Work instructions: Your task is to give the listing below back word for word, pictures excluded.

Data extract:
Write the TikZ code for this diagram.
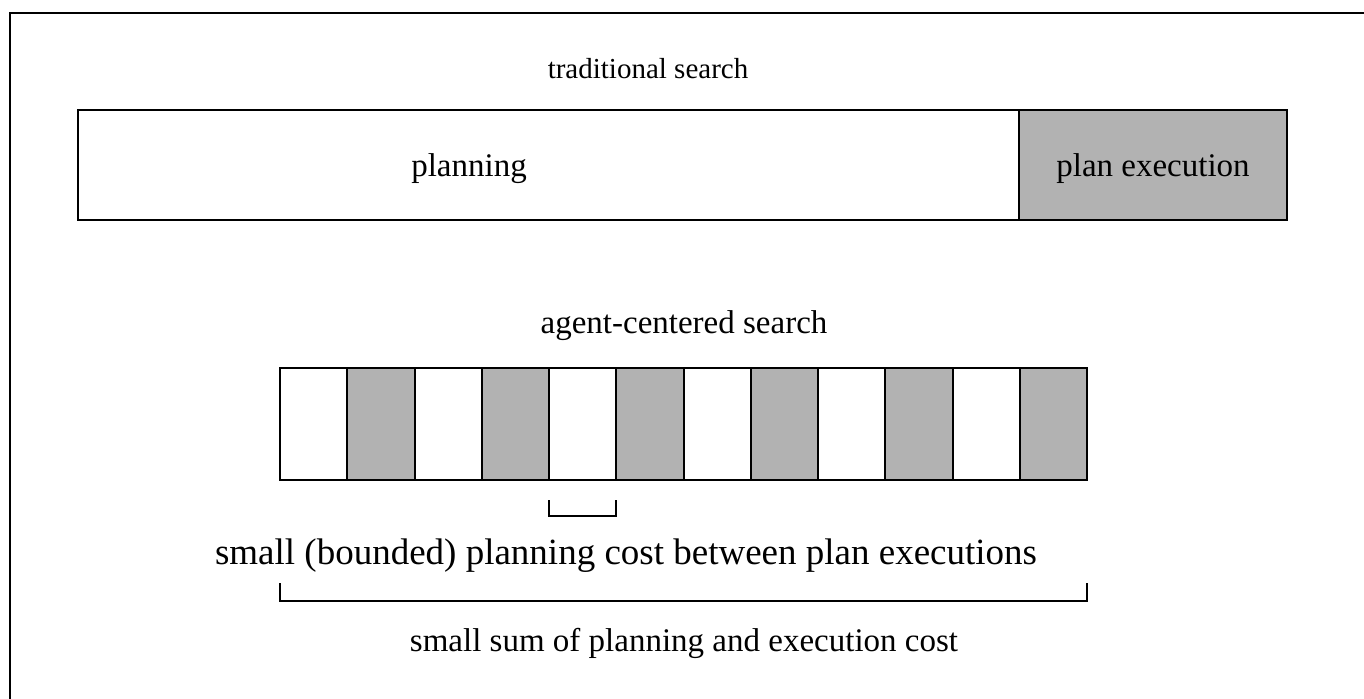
\documentclass[tikz,border=0pt]{standalone}
\usepackage{fontspec}
\setmainfont{Liberation Serif}
\begin{document}
\begin{tikzpicture}[x=0.5pt, y=-0.5pt]
\tikzstyle{every node} = [inner sep=0pt, outer sep=0pt, font=\fontsize{16.5}{20}\selectfont]
\tikzstyle{phase} = [draw, line width=1pt, rectangle, minimum height=55pt, anchor=north west]
\tikzstyle{cell} = [draw, line width=1pt, rectangle, minimum width=33.625pt, minimum height=56pt, anchor=north west]
\tikzstyle{bracket} = [line width=1pt]
\useasboundingbox (0,0) rectangle (1364,698);
% frame
\draw[line width=1pt] (1370,12.5) -- (10,12.5) -- (10,704);
% traditional search
\node[anchor=base, font=\fontsize{14.5}{18}\selectfont] (trad) at (648,78) {traditional search};
\node[phase, minimum width=470.5pt] (planbox) at (78,110) {};
\node[phase, fill=black!30, minimum width=134pt] (execbox) at (1019,110) {};
\node[anchor=base] (planning) at (469,176) {planning};
\node[anchor=base] (execution) at (1153,176) {plan execution};
% agent-centered search
\node[anchor=base] (acs) at (684,333) {agent-centered search};
\foreach \i in {0,2,...,10}
\node[cell, fill=white] (c\i) at (280+67.25*\i,368) {};
\foreach \i in {1,3,...,11}
\node[cell, fill=black!30] (c\i) at (280+67.25*\i,368) {};
% brackets
\coordinate (sl) at (549,500);
\coordinate (sr) at (616,500);
\coordinate (bl) at (280,583);
\coordinate (br) at (1087,583);
\draw[bracket] (sl) -- ++(0,16) -| (sr);
\draw[bracket] (bl) -- ++(0,18) -| (br);
\node[anchor=base, font=\fontsize{18.5}{22}\selectfont] (small) at (626,564) {small (bounded) planning cost between plan executions};
\node[anchor=base] (sum) at (684,651) {small sum of planning and execution cost};
\end{tikzpicture}
\end{document}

Output for this task:
Write the TikZ code for this diagram.
\documentclass[tikz,border=0pt]{standalone}
\usepackage{fontspec}
\setmainfont{Liberation Serif}
\begin{document}
\begin{tikzpicture}[x=0.5pt, y=-0.5pt]
\tikzstyle{every node} = [inner sep=0pt, outer sep=0pt, font=\fontsize{16.5}{20}\selectfont]
\tikzstyle{phase} = [draw, line width=1pt, rectangle, minimum height=55pt, anchor=north west]
\tikzstyle{cell} = [draw, line width=1pt, rectangle, minimum width=33.625pt, minimum height=56pt, anchor=north west]
\tikzstyle{bracket} = [line width=1pt]
\useasboundingbox (0,0) rectangle (1364,698);
% frame
\draw[line width=1pt] (1370,12.5) -- (10,12.5) -- (10,704);
% traditional search
\node[anchor=base, font=\fontsize{14.5}{18}\selectfont] (trad) at (648,78) {traditional search};
\node[phase, minimum width=470.5pt] (planbox) at (78,110) {};
\node[phase, fill=black!30, minimum width=134pt] (execbox) at (1019,110) {};
\node[anchor=base] (planning) at (469,176) {planning};
\node[anchor=base] (execution) at (1153,176) {plan execution};
% agent-centered search
\node[anchor=base] (acs) at (684,333) {agent-centered search};
\foreach \i in {0,2,...,10}
\node[cell, fill=white] (c\i) at (280+67.25*\i,368) {};
\foreach \i in {1,3,...,11}
\node[cell, fill=black!30] (c\i) at (280+67.25*\i,368) {};
% brackets
\coordinate (sl) at (549,500);
\coordinate (sr) at (616,500);
\coordinate (bl) at (280,583);
\coordinate (br) at (1087,583);
\draw[bracket] (sl) -- ++(0,16) -| (sr);
\draw[bracket] (bl) -- ++(0,18) -| (br);
\node[anchor=base, font=\fontsize{18.5}{22}\selectfont] (small) at (626,564) {small (bounded) planning cost between plan executions};
\node[anchor=base] (sum) at (684,651) {small sum of planning and execution cost};
\end{tikzpicture}
\end{document}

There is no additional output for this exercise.